On Thursday, there was a fall of almost 3% in the Turkish Lira, as it wiped out most of the gains it had made from a rally on Wednesday. This was primarily because of concerns about rising inflation in light of unorthodox policies that were aimed at boosting growth and exports. Last year, the Lira had declined by 44% against the dollar and a currency crisis came to a halt last month, partly due to currency interventions and because of government incentives for reducing the appeal of the US dollar to savers. At 0905 GMT on Thursday, the Lira’s value was 13.5550 against the dollar, which was down from the closing value of 13.2890 a day earlier.
It had weakened earlier in the day as much as 13.68 after it rallied about 4.7% late on Wednesday to reach 13.15 from Tuesday’s close of 13.8. According to some, the move on Wednesday was because of a low volume of transactions, which had been due to an absence of foreigners in the market and a reduced demand by individuals and companies for foreign currencies. When all of this is put together, the transactions in an amount that wouldn’t have affected Lira have now changed the market’s direction by almost 3%.

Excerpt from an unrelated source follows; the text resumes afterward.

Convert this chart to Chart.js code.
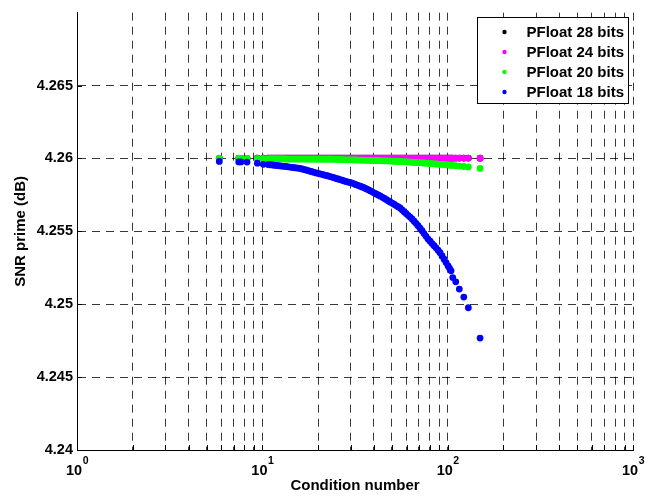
<!DOCTYPE html>
<html>
<head>
<meta charset="utf-8">
<script src="https://cdn.jsdelivr.net/npm/chart.js@4.4.0/dist/chart.umd.min.js"></script>
<style>
  html, body { margin: 0; padding: 0; background: #fff; }
  canvas { display: block; }
</style>
</head>
<body>
<canvas id="chart" width="653" height="498"></canvas>
<script>
// condition numbers (x) shared by all four runs
const conditionNumber = [
  5.86, 7.46, 7.67, 8.27, 9.40, 10.12,
  10.73, 11.00, 11.28, 11.57, 11.86, 12.15, 12.46, 12.77, 13.10, 13.43,
  13.76, 14.11, 14.46, 14.83, 15.20, 15.58, 15.97, 16.38, 16.79, 17.21,
  17.64, 18.09, 18.54, 19.01, 19.49, 19.98, 20.48, 21.00, 21.52, 22.07,
  22.62, 23.19, 23.78, 24.37, 24.99, 25.61, 26.26, 26.92, 27.60, 28.29,
  29.01, 29.73, 30.49, 31.25, 32.04, 32.84, 33.67, 34.52, 35.39, 36.28,
  37.19, 38.13, 39.09, 40.07, 41.08, 42.11, 43.17, 44.26, 45.37, 46.51,
  47.69, 48.88, 50.12, 51.37, 52.67, 53.99, 55.35, 56.74, 58.17, 59.63,
  61.14, 62.67, 64.25, 65.87, 67.53, 69.22, 70.97, 72.75, 74.58, 76.46,
  78.38, 80.36, 82.37, 84.45, 86.57, 88.76, 90.98, 93.28, 95.62, 98.03,
  100.5, 102.4, 104.3,
  106.5, 110.6, 115.6, 122.2, 129.3, 149.6
];

const snr28 = [
  4.26001, 4.26001, 4.26001, 4.26001, 4.26002, 4.26002,
  4.26003, 4.26003, 4.26003, 4.26003, 4.26003, 4.26003, 4.26003, 4.26003, 4.26003, 4.26003,
  4.26003, 4.26003, 4.26003, 4.26003, 4.26003, 4.26003, 4.26003, 4.26003, 4.26003, 4.26003,
  4.26003, 4.26003, 4.26003, 4.26003, 4.26003, 4.26003, 4.26003, 4.26003, 4.26003, 4.26003,
  4.26003, 4.26003, 4.26003, 4.26003, 4.26003, 4.26003, 4.26003, 4.26003, 4.26003, 4.26003,
  4.26003, 4.26003, 4.26003, 4.26003, 4.26003, 4.26003, 4.26003, 4.26003, 4.26003, 4.26003,
  4.26003, 4.26003, 4.26003, 4.26003, 4.26003, 4.26003, 4.26003, 4.26003, 4.26003, 4.26003,
  4.26003, 4.26003, 4.26003, 4.26003, 4.26003, 4.26003, 4.26003, 4.26003, 4.26003, 4.26003,
  4.26003, 4.26003, 4.26003, 4.26003, 4.26003, 4.26003, 4.26003, 4.26003, 4.26003, 4.26003,
  4.26003, 4.26003, 4.26003, 4.26003, 4.26003, 4.26003, 4.26003, 4.26003, 4.26003, 4.26003,
  4.26003, 4.26003, 4.26003,
  4.26003, 4.26003, 4.26003, 4.26003, 4.26003, 4.26002
];

const snr24 = [
  4.26001, 4.26001, 4.26001, 4.26001, 4.26002, 4.26002,
  4.26003, 4.26003, 4.26003, 4.26003, 4.26003, 4.26003, 4.26003, 4.26003, 4.26003, 4.26003,
  4.26003, 4.26003, 4.26003, 4.26003, 4.26003, 4.26003, 4.26003, 4.26003, 4.26003, 4.26003,
  4.26003, 4.26003, 4.26003, 4.26003, 4.26003, 4.26003, 4.26003, 4.26003, 4.26003, 4.26003,
  4.26003, 4.26003, 4.26003, 4.26003, 4.26003, 4.26003, 4.26003, 4.26003, 4.26003, 4.26003,
  4.26003, 4.26003, 4.26003, 4.26003, 4.26003, 4.26003, 4.26003, 4.26003, 4.26003, 4.26003,
  4.26003, 4.26003, 4.26003, 4.26003, 4.26003, 4.26003, 4.26003, 4.26003, 4.26003, 4.26003,
  4.26003, 4.26003, 4.26003, 4.26003, 4.26003, 4.26003, 4.26003, 4.26003, 4.26003, 4.26003,
  4.26003, 4.26003, 4.26003, 4.26003, 4.26003, 4.26003, 4.26003, 4.26003, 4.26003, 4.26003,
  4.26003, 4.26003, 4.26003, 4.26003, 4.26003, 4.26003, 4.26003, 4.26003, 4.26003, 4.26003,
  4.26003, 4.26003, 4.26003,
  4.26003, 4.26003, 4.26003, 4.26003, 4.26003, 4.26002
];

const snr20 = [
  4.26002, 4.26000, 4.26000, 4.26000, 4.25999, 4.25998,
  4.25997, 4.25997, 4.25997, 4.25997, 4.25997, 4.25997, 4.25997, 4.25997, 4.25997, 4.25996,
  4.25996, 4.25996, 4.25996, 4.25996, 4.25996, 4.25996, 4.25996, 4.25996, 4.25996, 4.25996,
  4.25996, 4.25995, 4.25995, 4.25995, 4.25995, 4.25995, 4.25995, 4.25995, 4.25995, 4.25995,
  4.25995, 4.25995, 4.25995, 4.25994, 4.25994, 4.25993, 4.25993, 4.25992, 4.25992, 4.25991,
  4.25991, 4.25991, 4.25991, 4.25990, 4.25990, 4.25989, 4.25989, 4.25988, 4.25988, 4.25987,
  4.25987, 4.25986, 4.25986, 4.25986, 4.25986, 4.25985, 4.25985, 4.25984, 4.25984, 4.25983,
  4.25983, 4.25982, 4.25982, 4.25981, 4.25980, 4.25980, 4.25980, 4.25979, 4.25978, 4.25977,
  4.25976, 4.25975, 4.25974, 4.25973, 4.25973, 4.25972, 4.25971, 4.25970, 4.25969, 4.25968,
  4.25967, 4.25966, 4.25965, 4.25963, 4.25962, 4.25961, 4.25960, 4.25959, 4.25958, 4.25957,
  4.25956, 4.25955, 4.25954,
  4.25952, 4.25950, 4.25948, 4.25945, 4.25942, 4.25932
];

const snr18 = [
  4.25980, 4.25976, 4.25976, 4.25975, 4.25968, 4.25960,
  4.25958, 4.25957, 4.25956, 4.25954, 4.25952, 4.25951, 4.25949, 4.25948, 4.25946, 4.25945,
  4.25943, 4.25941, 4.25939, 4.25937, 4.25935, 4.25934, 4.25932, 4.25928, 4.25924, 4.25921,
  4.25917, 4.25913, 4.25909, 4.25905, 4.25901, 4.25898, 4.25894, 4.25891, 4.25887, 4.25884,
  4.25880, 4.25876, 4.25872, 4.25868, 4.25863, 4.25859, 4.25855, 4.25851, 4.25846, 4.25842,
  4.25838, 4.25835, 4.25831, 4.25826, 4.25820, 4.25815, 4.25810, 4.25805, 4.25799, 4.25793,
  4.25786, 4.25779, 4.25771, 4.25764, 4.25757, 4.25750, 4.25743, 4.25735, 4.25727, 4.25719,
  4.25710, 4.25702, 4.25694, 4.25686, 4.25677, 4.25669, 4.25661, 4.25648, 4.25635, 4.25623,
  4.25610, 4.25598, 4.25585, 4.25570, 4.25555, 4.25539, 4.25522, 4.25504, 4.25485, 4.25466,
  4.25447, 4.25432, 4.25416, 4.25402, 4.25387, 4.25371, 4.25354, 4.25332, 4.25309, 4.25286,
  4.25263, 4.25246, 4.25229,
  4.25183, 4.25154, 4.25104, 4.25049, 4.24976, 4.24768
];

const seriesLabels = ["PFloat 28 bits", "PFloat 24 bits", "PFloat 20 bits", "PFloat 18 bits"];
const seriesColors = ["#000000", "#ff00ff", "#00ff00", "#0000ff"];

const yTickValues = [4.24, 4.245, 4.25, 4.255, 4.26, 4.265];
const yTickLabels = ["4.24", "4.245", "4.25", "4.255", "4.26", "4.265"];
const xGridValues = [1, 2, 3, 4, 5, 6, 7, 8, 9, 10, 20, 30, 40, 50, 60, 70, 80, 90,
  100, 200, 300, 400, 500, 600, 700, 800, 900, 1000];
const xMajorTicks = [1, 10, 100, 1000];
const xMajorExponents = ["0", "1", "2", "3"];

const FONT = "'Liberation Sans', Arial, sans-serif";

function toPoints(ys) {
  return conditionNumber.map((x, i) => ({ x: x, y: ys[i] }));
}

const allSeries = [snr28, snr24, snr20, snr18];
const datasets = allSeries.map((ys, i) => ({
  label: seriesLabels[i],
  data: toPoints(ys),
  backgroundColor: seriesColors[i],
  borderColor: seriesColors[i],
  pointRadius: 3.4,
  pointBorderWidth: 0,
  pointHoverRadius: 3.4,
  showLine: false,
  order: 4 - i, // later series drawn on top, like matlab
}));

// tick labels with superscripts, inward tick marks, boxed legend
const decorPlugin = {
  id: "decor",
  afterDraw(chart) {
    const ctx = chart.ctx;
    const xs = chart.scales.x;
    const ys = chart.scales.y;
    const area = chart.chartArea;
    ctx.save();

    // inward ticks
    ctx.strokeStyle = "#000";
    ctx.lineWidth = 1;
    ctx.beginPath();
    xGridValues.forEach((v) => {
      const px = Math.round(xs.getPixelForValue(v)) + 0.5;
      ctx.moveTo(px, area.bottom);
      ctx.lineTo(px, area.bottom - 5);
    });
    yTickValues.forEach((v) => {
      const py = Math.round(ys.getPixelForValue(v)) + 0.5;
      ctx.moveTo(area.left, py);
      ctx.lineTo(area.left + 5, py);
    });
    ctx.stroke();

    // x labels 10^n
    ctx.fillStyle = "#000";
    ctx.textBaseline = "alphabetic";
    ctx.textAlign = "left";
    xMajorTicks.forEach((v, i) => {
      const px = xs.getPixelForValue(v);
      ctx.font = "bold 14.5px " + FONT;
      const wBase = ctx.measureText("10").width;
      ctx.font = "bold 10.5px " + FONT;
      const wExp = ctx.measureText(xMajorExponents[i]).width;
      const start = px - (wBase + wExp) / 2;
      ctx.font = "bold 14.5px " + FONT;
      ctx.fillText("10", start, 474.5);
      ctx.font = "bold 10.5px " + FONT;
      ctx.fillText(xMajorExponents[i], start + wBase + 0.5, 463.5);
    });

    // legend
    const lx = 477.5, ly = 17.5, lw = 151, lh = 86;
    ctx.fillStyle = "#fff";
    ctx.fillRect(lx, ly, lw, lh);
    ctx.strokeStyle = "#000";
    ctx.strokeRect(lx, ly, lw, lh);
    ctx.font = "bold 15px " + FONT;
    ctx.textBaseline = "middle";
    chart.data.datasets.forEach((ds, i) => {
      const cy = 32 + i * 20;
      ctx.fillStyle = ds.backgroundColor;
      ctx.beginPath();
      ctx.arc(504.5, cy, 2.2, 0, Math.PI * 2);
      ctx.fill();
      ctx.fillStyle = "#000";
      ctx.fillText(ds.label, 526.5, cy + 0.5);
    });

    ctx.restore();
  },
};

const gridColor = "rgba(0,0,0,0.78)";

new Chart(document.getElementById("chart"), {
  type: "scatter",
  data: { datasets: datasets },
  options: {
    responsive: false,
    animation: false,
    events: [],
    layout: { padding: { top: 11, right: 20, left: 0, bottom: 0 } },
    plugins: {
      legend: { display: false },
      tooltip: { enabled: false },
    },
    scales: {
      x: {
        type: "logarithmic",
        min: 1,
        max: 1000,
        afterBuildTicks: (scale) => {
          scale.ticks = xGridValues.map((v) => ({ value: v }));
        },
        afterFit: (scale) => { scale.height = 48; },
        ticks: { display: false },
        grid: {
          drawTicks: false,
          lineWidth: 1,
          color: (c) => (c.tick && c.tick.value === 1 ? "rgba(0,0,0,0)" : gridColor),
        },
        border: { display: true, color: "#000", width: 1, dash: [8, 6] },
        title: {
          display: true,
          text: "Condition number",
          color: "#000",
          font: { family: FONT, size: 15, weight: "bold" },
          padding: { top: 0, bottom: 3 },
        },
      },
      y: {
        type: "linear",
        min: 4.24,
        max: 4.27,
        afterBuildTicks: (scale) => {
          scale.ticks = yTickValues.map((v) => ({ value: v }));
        },
        afterFit: (scale) => { scale.width = 77; },
        ticks: {
          color: "#000",
          padding: 4,
          font: { family: FONT, size: 14.5, weight: "bold" },
          callback: (v) => {
            const k = yTickValues.findIndex((t) => Math.abs(t - v) < 1e-9);
            return k >= 0 ? yTickLabels[k] : "";
          },
        },
        grid: {
          drawTicks: false,
          lineWidth: 1,
          color: (c) => (c.tick && Math.abs(c.tick.value - 4.24) < 1e-9 ? "rgba(0,0,0,0)" : gridColor),
        },
        border: { display: true, color: "#000", width: 1, dash: [8, 6] },
        title: {
          display: true,
          text: "SNR prime (dB)",
          color: "#000",
          font: { family: FONT, size: 15, weight: "bold" },
          padding: { top: 12, bottom: 0 },
        },
      },
    },
  },
  plugins: [decorPlugin],
});
</script>
</body>
</html>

Since September, the central bank in Turkey has slashed its interest rate by almost 500 basis points, to almost 14% because of pressure from the country’s President Tayyip Erdogan. The president wants to achieve higher economic growth by giving exports and production a boost. The unorthodox decline in rates contributed to a currency crisis in Turkey last year, as inflation had risen to an almost 19-year high in December by 36%, which is the highest under the rule of Erdogan. In late December, the Turkish Lira had reached a record low of 18.4 against the US dollar.
This prompted Erdogan to introduce a scheme aimed at encouraging savers to convert their foreign exchange deposits, which would give depositors some compensation for the losses caused by a weak Lira. This week, the scheme also added corporate accounts to its offerings. Industrial production had increased 11.4% in November on a year-on-year basis and data indicated that it had been an expansion for the 17th consecutive month. According to market economists, the data showed that the economy had held up well against the currency crisis initially. However, they added that it was doubtful that it would be able to fight much longer.

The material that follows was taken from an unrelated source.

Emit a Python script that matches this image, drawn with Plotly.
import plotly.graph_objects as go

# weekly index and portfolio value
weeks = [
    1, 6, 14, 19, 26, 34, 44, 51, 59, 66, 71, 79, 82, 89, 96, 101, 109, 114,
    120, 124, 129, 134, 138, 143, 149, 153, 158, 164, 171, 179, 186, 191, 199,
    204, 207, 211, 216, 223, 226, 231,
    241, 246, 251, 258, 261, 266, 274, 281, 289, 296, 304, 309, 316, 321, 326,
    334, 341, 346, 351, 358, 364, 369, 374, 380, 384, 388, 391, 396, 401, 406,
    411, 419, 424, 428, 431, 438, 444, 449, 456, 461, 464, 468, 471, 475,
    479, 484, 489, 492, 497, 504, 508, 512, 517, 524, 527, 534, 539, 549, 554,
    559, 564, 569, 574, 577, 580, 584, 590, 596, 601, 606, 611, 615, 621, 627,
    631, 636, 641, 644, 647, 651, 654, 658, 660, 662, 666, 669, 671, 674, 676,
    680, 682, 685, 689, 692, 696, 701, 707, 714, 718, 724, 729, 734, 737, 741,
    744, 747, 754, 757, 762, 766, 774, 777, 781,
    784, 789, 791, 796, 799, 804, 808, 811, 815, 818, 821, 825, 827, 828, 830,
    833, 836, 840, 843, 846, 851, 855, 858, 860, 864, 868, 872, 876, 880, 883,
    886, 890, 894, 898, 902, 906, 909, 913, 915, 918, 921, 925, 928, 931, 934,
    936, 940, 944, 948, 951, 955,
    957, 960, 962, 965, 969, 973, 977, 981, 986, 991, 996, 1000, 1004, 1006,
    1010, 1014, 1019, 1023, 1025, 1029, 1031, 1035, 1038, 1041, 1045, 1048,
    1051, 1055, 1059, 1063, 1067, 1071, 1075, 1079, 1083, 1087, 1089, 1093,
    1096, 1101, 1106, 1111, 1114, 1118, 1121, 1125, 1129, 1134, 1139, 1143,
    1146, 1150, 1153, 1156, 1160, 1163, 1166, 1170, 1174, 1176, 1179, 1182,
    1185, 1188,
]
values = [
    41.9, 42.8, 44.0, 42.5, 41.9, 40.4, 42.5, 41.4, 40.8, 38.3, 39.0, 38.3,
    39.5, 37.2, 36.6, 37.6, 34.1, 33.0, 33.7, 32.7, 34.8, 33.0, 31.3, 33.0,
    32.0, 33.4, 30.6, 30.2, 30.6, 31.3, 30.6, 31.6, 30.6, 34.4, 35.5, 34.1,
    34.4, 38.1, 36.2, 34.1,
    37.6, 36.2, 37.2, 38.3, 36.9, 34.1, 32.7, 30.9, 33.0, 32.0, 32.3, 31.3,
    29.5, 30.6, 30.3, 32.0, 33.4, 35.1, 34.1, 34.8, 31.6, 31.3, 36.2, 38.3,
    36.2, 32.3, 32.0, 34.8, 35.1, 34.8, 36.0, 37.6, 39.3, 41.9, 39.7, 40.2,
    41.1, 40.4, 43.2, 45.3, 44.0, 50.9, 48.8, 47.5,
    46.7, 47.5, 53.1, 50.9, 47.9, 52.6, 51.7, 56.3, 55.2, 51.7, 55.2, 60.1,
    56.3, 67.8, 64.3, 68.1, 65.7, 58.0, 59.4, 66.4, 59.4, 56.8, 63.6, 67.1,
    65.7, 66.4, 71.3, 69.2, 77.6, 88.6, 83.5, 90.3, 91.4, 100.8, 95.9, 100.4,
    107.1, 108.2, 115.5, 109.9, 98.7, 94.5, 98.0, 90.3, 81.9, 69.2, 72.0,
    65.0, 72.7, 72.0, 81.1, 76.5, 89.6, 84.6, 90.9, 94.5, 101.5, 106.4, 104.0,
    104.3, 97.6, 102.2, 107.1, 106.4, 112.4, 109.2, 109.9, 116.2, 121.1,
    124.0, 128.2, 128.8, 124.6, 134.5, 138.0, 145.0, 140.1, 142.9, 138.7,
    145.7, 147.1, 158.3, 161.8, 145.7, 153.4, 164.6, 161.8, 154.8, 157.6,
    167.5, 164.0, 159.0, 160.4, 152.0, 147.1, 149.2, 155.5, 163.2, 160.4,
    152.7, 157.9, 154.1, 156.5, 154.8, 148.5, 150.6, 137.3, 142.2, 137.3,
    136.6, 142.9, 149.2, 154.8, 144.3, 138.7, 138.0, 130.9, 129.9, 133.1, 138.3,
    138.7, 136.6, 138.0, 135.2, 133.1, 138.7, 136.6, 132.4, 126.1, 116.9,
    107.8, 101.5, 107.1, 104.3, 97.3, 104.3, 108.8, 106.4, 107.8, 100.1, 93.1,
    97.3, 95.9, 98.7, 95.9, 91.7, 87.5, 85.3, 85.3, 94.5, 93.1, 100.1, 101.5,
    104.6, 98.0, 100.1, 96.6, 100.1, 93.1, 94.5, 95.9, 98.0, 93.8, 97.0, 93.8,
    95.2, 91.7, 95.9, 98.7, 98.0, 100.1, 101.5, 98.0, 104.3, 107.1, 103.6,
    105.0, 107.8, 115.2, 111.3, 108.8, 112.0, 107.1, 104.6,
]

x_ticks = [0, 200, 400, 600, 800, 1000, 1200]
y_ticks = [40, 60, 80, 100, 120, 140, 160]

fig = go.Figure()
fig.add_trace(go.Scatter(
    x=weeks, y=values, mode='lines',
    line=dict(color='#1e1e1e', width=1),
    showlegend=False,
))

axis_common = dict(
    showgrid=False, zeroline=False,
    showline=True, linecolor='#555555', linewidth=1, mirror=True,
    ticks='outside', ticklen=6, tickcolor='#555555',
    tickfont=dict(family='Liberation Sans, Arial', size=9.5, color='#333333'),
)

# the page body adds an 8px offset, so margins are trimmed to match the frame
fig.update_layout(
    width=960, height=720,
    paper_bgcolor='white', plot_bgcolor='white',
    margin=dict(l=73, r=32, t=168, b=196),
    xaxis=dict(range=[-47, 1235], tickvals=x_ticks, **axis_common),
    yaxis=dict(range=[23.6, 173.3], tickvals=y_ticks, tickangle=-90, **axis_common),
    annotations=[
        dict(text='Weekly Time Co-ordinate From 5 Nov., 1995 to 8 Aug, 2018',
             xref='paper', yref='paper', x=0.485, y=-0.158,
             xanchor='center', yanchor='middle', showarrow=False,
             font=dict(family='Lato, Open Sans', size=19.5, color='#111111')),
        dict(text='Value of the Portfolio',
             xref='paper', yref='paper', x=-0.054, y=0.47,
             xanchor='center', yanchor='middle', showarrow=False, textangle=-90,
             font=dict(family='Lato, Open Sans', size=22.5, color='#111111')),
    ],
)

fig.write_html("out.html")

It is expected that the Turkish economy had entered a downturn at the end of last year, but this one could prove to be a bit milder than the economic crisis seen back in 2018. Back then, there had been contractions in the Turkish economy for three consecutive quarters. This week, the World Bank also cut its forecast for growth in Turkey from 4.5% earlier to 2% in the year 2022. According to economists, they also expect inflation in Turkey to increase to as much as 50% in the first half of this year, which doesn’t bode well for the economy.